Aqueles corpos desfigurados que correm sem consciência, dominados por um fungo — o tal do Cordyceps — são, claro, uma metáfora. Os filmes e séries de zumbi sempre foram sobre isso. Alegorias do que há de pior em nós. Do descontrole, da irracionalidade, da violência que mora debaixo da superfície.
Mas a cena me fez pensar: será mesmo que precisamos de um vírus, de um fungo, de uma mutação biológica para perdermos a humanidade? Ou será que já estamos cuidando bem dessa tarefa por conta própria?

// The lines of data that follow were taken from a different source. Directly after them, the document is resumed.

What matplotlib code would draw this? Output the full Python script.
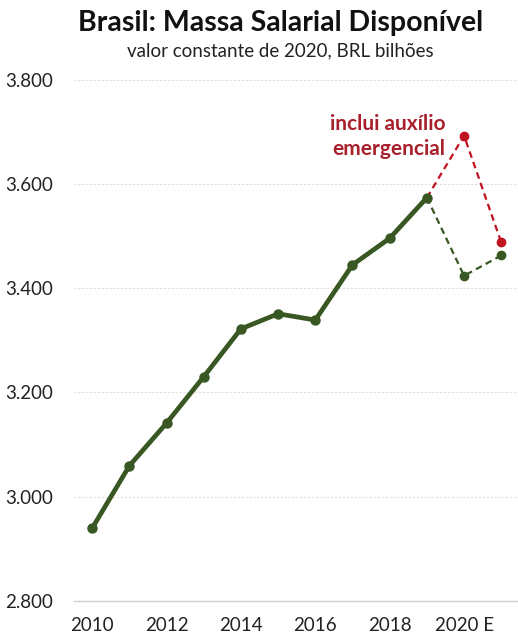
import matplotlib
matplotlib.use("Agg")
import matplotlib.pyplot as plt
from matplotlib.ticker import FuncFormatter

# Série histórica (BRL bilhões, valor constante de 2020)
years = [2010, 2011, 2012, 2013, 2014, 2015, 2016, 2017, 2018, 2019]
massa = [2939, 3059, 3141, 3230, 3322, 3351, 3339, 3445, 3496, 3574]

# Estimativas 2020-2021
proj_years = [2019, 2020, 2021]
proj_sem_aux = [3574, 3424, 3463]
proj_com_aux = [3574, 3693, 3488]

xtick_pos = [2010, 2012, 2014, 2016, 2018, 2020]
xtick_labels = ["2010", "2012", "2014", "2016", "2018", "2020 E"]
ytick_vals = [2800, 3000, 3200, 3400, 3600, 3800]

green = "#385723"
red = "#C0121F"
text_red = "#A8202B"

plt.rcParams["font.family"] = ["Lato", "DejaVu Sans"]

fig = plt.figure(figsize=(5.18, 6.39), dpi=100)
ax = fig.add_axes([0.142, 0.06, 0.858, 0.8148])

ax.set_ylim(2800, 3800)
ax.set_xlim(2009.5, 2021.45)

for v in ytick_vals[1:]:
    ax.axhline(v, color="#e0e0e0", lw=0.8, ls=(0, (2, 1.5)), zorder=0)

ax.plot(proj_years, proj_com_aux, color=red, lw=1.6, ls=(0, (3, 2)), zorder=2)
ax.plot(proj_years[1:], proj_com_aux[1:], ls="none", marker="o", ms=6,
        color=red, zorder=3)
ax.plot(proj_years, proj_sem_aux, color=green, lw=1.6, ls=(0, (3, 2)), zorder=2)
ax.plot(proj_years[1:], proj_sem_aux[1:], ls="none", marker="o", ms=6,
        color=green, zorder=3)
ax.plot(years, massa, color=green, lw=3.4, marker="o", ms=6.5, zorder=4,
        solid_capstyle="round")

ax.set_xticks(xtick_pos)
ax.set_xticklabels(xtick_labels)
ax.set_yticks(ytick_vals)
ax.yaxis.set_major_formatter(FuncFormatter(lambda v, p: f"{int(v):,}".replace(",", ".")))
ax.tick_params(axis="both", length=0, labelsize=13.5, colors="#222222")
ax.tick_params(axis="x", pad=12)
ax.tick_params(axis="y", pad=15)

for s in ["top", "right", "left"]:
    ax.spines[s].set_visible(False)
ax.spines["bottom"].set_color("#d0d0d0")
ax.spines["bottom"].set_linewidth(1)

ax.text(2019.5, 3692, "inclui auxílio\nemergencial", color=text_red,
        fontsize=15, fontweight="bold", ha="right", va="center",
        linespacing=1.3)

fig.text(0.542, 0.964, "Brasil: Massa Salarial Disponível", ha="center",
         va="center", fontsize=20.5, fontweight="bold", color="#111111")
fig.text(0.542, 0.92, "valor constante de 2020, BRL bilhões", ha="center",
         va="center", fontsize=13.5, color="#222222")

fig.savefig("out.png", dpi=100)
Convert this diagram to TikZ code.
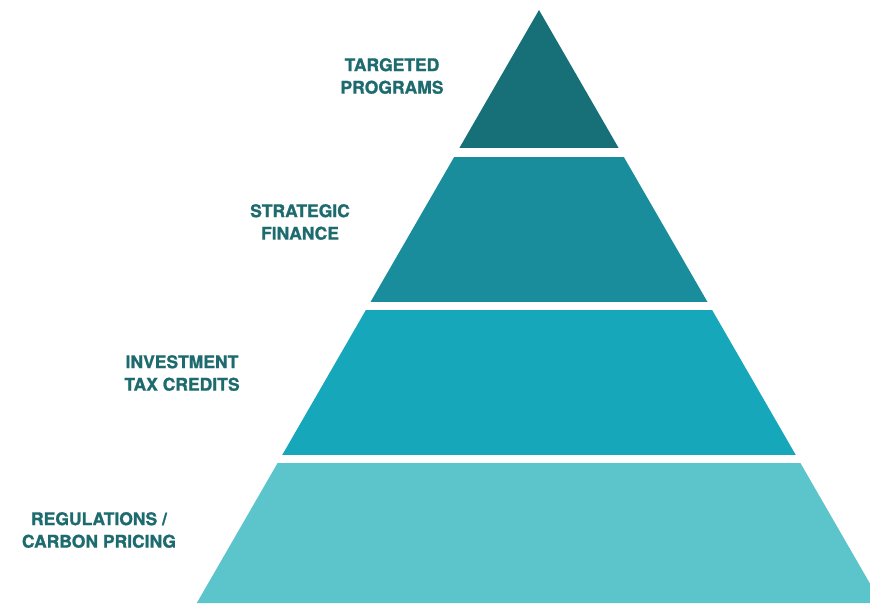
\documentclass[tikz,border=0pt]{standalone}
\usepackage{fontspec}
\setmainfont{TeX Gyre Heros}
\newfontfamily\labelfont[BoldFeatures={FakeBold=1.2}]{TeX Gyre Heros}
\usetikzlibrary{positioning}
\definecolor{tealtext}{HTML}{1D6B6E}
\definecolor{tierA}{HTML}{176F78}
\definecolor{tierB}{HTML}{1A8D9C}
\definecolor{tierC}{HTML}{17A7BA}
\definecolor{tierD}{HTML}{5CC5CB}
\tikzset{x=1pt, y=-1pt,
tierlabel/.style={ % text next to each tier
text=tealtext,
font=\labelfont\fontsize{17.5}{22.5}\selectfont\bfseries,
align=center,
inner sep=0pt}}

\begin{document}
\begin{tikzpicture}
\useasboundingbox (0,0) rectangle (870,603);
\clip (0,0) rectangle (870,603);
% pyramid outline, cut into tiers
\coordinate (apex) at (539,10);
\coordinate (baseL) at (196.8,603);
\coordinate (baseR) at (881.2,603);
\begin{scope}
\clip (apex) -- (baseL) -- (baseR) -- cycle;
\fill[tierA] (150,0) rectangle (900,148);
\fill[tierB] (150,157) rectangle (900,302);
\fill[tierC] (150,310) rectangle (900,455);
\fill[tierD] (150,463) rectangle (900,610);
\end{scope}
% labels
\node[tierlabel] (targeted) at (392,76) {TARGETED\\PROGRAMS};
\node[tierlabel] (strategic) at (300,222) {STRATEGIC\\FINANCE};
\node[tierlabel] (investment) at (182,373) {INVESTMENT\\TAX CREDITS};
\node[tierlabel] (regulations) at (99,530) {REGULATIONS /\\CARBON PRICING};
\end{tikzpicture}
\end{document}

Veja os rios. Águas doces, limpas, potáveis, destruídas por garimpo ilegal em nome do ouro. Um metal. Um capricho. Um símbolo de poder que ainda compramos à custa da água que precisaremos para viver. Avizinha-se uma crise hídrica global — e mesmo assim, seguimos envenenando o planeta.
Veja os oceanos, devastados por lixo e plataformas de petróleo, enquanto alternativas energéticas mais limpas batem à porta. Veja a terra, encharcada de agrotóxicos. Veja o ar, cortado por fumaça de queimadas e poluição. O ser humano é o único animal que destrói o próprio ninho com orgulho.
Hannah Arendt, ao refletir sobre o mal, escreveu que o verdadeiro perigo está na banalidade. No automatismo com que nos acostumamos à destruição. “O mal não precisa ser demoníaco. Pode ser medíocre, burocrático, repetitivo.” E talvez seja exatamente isso que nos define hoje: uma rotina de autodestruição que virou hábito.
Veja o que fazemos uns com os outros. Guerras por ideologias, fronteiras, religiões. Crianças morrendo na Ucrânia. Cidades desaparecendo na Faixa de Gaza. Velhos, mulheres, bebês, estilhaçados por bombas que não sabem o nome de quem matam. Terroristas atacam civis inocentes. Estados respondem com força desproporcional. E no meio disso tudo, só há uma certeza: ninguém está vencendo.
E nem preciso ir tão longe. Há quem sinta nojo de pobre. A aporofobia — o desprezo pelos mais vulneráveis — cresce em silêncio nos comentários das redes, nas piadas de rodinha, nos olhares desviados nos sinais de trânsito.
Somos bons? Somos mesmo diferentes dos infectados da série? Ou a nossa infecção é apenas menos visível?
Porque, ao contrário dos zumbis de The Last of Us, nossa violência vem com CPF. Vem com colarinho, com terno, com likes. A gente destrói com discurso, com voto, com omissão.
É verdade: há exceções. Há pessoas incríveis, iniciativas de paz, defensores do meio ambiente, comunidades inteiras que resistem à lógica da destruição. Gente que abraça, que cuida, que planta em vez de queimar. Mas, mesmo com essas luzes acesas no meio da escuridão, fica a sensação incômoda de que o mal tem andado mais rápido. E, pior, tem sido mais ouvido.
O mais assustador da série não é o fungo. É o espelho. O susto não está no monstro, mas no reconhecimento. No incômodo de perceber que, em muitos sentidos, nós já deixamos de ser humanos muito antes do colapso.
A humanidade não precisa de um apocalipse. Ela já começou o próprio fim faz tempo. E o pior: ninguém corre. Ninguém se esconde. Ninguém se protege.
Todos seguem andando, como se nada estivesse acontecendo.